_Your task_
Give back, word for word, only the lines from the opening of the records through the one with "0.931, 0.9445, 0.953]". Pictures stay out.
· · · ·
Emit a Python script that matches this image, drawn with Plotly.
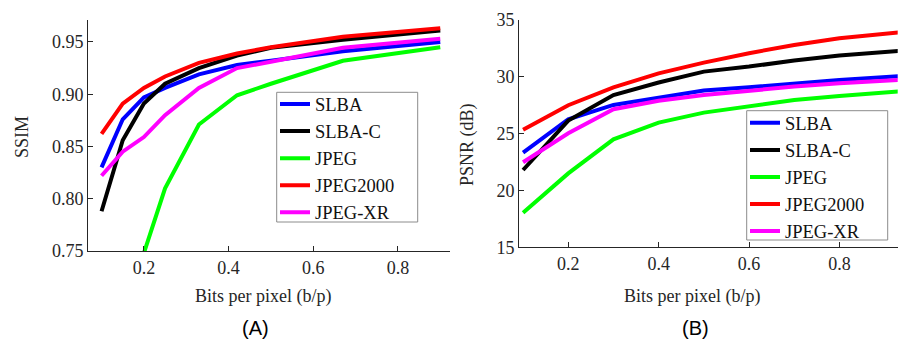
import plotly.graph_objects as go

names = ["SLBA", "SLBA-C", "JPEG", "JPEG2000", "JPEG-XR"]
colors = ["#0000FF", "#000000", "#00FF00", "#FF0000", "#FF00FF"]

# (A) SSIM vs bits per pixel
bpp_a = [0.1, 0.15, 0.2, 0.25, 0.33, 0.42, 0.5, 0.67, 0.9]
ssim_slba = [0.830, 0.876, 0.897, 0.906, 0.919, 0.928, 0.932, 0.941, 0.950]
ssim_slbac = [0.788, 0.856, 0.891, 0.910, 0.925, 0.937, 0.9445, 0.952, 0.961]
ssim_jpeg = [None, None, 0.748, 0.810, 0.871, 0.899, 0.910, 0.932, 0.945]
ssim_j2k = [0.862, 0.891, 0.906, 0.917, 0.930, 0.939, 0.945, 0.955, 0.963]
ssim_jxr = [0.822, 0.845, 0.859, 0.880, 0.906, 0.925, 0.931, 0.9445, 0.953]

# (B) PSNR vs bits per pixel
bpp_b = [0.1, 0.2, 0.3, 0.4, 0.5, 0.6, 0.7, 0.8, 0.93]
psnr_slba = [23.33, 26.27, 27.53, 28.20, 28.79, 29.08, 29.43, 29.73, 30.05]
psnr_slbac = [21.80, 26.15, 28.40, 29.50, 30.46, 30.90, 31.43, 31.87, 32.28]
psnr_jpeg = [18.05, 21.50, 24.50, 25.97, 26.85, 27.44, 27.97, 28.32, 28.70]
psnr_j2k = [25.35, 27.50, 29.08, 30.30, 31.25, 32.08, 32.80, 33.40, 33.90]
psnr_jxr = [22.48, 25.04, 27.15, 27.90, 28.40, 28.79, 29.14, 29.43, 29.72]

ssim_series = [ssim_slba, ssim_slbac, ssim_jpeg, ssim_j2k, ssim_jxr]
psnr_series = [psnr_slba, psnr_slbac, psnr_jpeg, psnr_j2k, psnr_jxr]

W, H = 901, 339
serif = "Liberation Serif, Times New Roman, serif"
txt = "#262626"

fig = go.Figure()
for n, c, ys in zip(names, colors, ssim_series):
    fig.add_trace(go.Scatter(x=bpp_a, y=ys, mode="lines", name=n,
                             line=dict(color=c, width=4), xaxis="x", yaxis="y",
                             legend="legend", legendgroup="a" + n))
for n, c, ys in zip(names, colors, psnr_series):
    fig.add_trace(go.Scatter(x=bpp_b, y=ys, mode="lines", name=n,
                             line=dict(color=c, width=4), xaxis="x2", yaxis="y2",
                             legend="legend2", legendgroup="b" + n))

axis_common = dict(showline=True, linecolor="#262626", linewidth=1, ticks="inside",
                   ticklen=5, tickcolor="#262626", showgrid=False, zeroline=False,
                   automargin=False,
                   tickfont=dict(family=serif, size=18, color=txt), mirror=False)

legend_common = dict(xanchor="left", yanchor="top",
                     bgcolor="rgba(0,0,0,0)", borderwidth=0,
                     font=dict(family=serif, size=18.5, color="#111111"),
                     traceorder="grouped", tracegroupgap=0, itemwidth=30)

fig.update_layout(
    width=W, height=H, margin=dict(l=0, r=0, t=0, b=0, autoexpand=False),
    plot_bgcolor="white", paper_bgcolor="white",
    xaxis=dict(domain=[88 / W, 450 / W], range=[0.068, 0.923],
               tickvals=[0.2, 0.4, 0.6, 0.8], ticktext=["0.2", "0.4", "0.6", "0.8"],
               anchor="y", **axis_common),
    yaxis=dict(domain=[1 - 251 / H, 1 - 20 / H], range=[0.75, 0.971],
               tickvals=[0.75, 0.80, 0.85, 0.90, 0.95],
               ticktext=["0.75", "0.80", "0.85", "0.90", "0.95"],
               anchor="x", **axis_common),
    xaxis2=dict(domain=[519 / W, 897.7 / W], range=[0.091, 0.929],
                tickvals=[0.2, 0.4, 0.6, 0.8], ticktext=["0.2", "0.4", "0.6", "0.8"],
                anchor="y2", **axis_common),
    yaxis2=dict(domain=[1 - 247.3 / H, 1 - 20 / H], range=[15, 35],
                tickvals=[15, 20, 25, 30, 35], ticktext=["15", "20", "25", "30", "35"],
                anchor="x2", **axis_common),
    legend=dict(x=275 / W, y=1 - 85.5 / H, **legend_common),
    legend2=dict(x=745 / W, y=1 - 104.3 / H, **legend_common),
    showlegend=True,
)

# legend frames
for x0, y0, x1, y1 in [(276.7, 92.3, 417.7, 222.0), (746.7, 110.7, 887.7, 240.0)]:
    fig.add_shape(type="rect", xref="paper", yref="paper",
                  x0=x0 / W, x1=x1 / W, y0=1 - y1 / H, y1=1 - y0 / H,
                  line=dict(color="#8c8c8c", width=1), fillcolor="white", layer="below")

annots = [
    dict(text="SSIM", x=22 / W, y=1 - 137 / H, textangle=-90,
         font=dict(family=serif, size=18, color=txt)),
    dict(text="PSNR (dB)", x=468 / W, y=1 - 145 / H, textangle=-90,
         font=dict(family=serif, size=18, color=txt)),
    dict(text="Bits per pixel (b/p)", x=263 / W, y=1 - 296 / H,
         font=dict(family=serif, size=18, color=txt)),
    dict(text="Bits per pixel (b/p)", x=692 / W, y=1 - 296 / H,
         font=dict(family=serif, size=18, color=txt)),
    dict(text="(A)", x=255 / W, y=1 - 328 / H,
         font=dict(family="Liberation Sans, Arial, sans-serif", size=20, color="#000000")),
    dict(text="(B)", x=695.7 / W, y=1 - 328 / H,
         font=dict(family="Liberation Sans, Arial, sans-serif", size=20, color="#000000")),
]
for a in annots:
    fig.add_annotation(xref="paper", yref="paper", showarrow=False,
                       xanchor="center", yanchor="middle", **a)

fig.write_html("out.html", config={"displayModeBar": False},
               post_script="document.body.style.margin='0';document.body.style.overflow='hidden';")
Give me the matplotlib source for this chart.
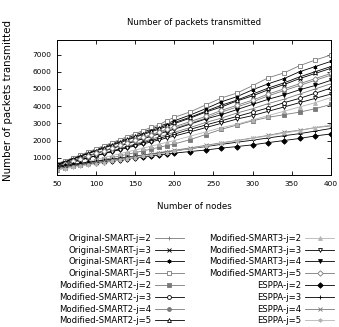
· · · ·
_Answer to this task_
Emit a Python script that matches this image, drawn with Plotly.
import plotly.graph_objects as go

names = ["SLBA", "SLBA-C", "JPEG", "JPEG2000", "JPEG-XR"]
colors = ["#0000FF", "#000000", "#00FF00", "#FF0000", "#FF00FF"]

# (A) SSIM vs bits per pixel
bpp_a = [0.1, 0.15, 0.2, 0.25, 0.33, 0.42, 0.5, 0.67, 0.9]
ssim_slba = [0.830, 0.876, 0.897, 0.906, 0.919, 0.928, 0.932, 0.941, 0.950]
ssim_slbac = [0.788, 0.856, 0.891, 0.910, 0.925, 0.937, 0.9445, 0.952, 0.961]
ssim_jpeg = [None, None, 0.748, 0.810, 0.871, 0.899, 0.910, 0.932, 0.945]
ssim_j2k = [0.862, 0.891, 0.906, 0.917, 0.930, 0.939, 0.945, 0.955, 0.963]
ssim_jxr = [0.822, 0.845, 0.859, 0.880, 0.906, 0.925, 0.931, 0.9445, 0.953]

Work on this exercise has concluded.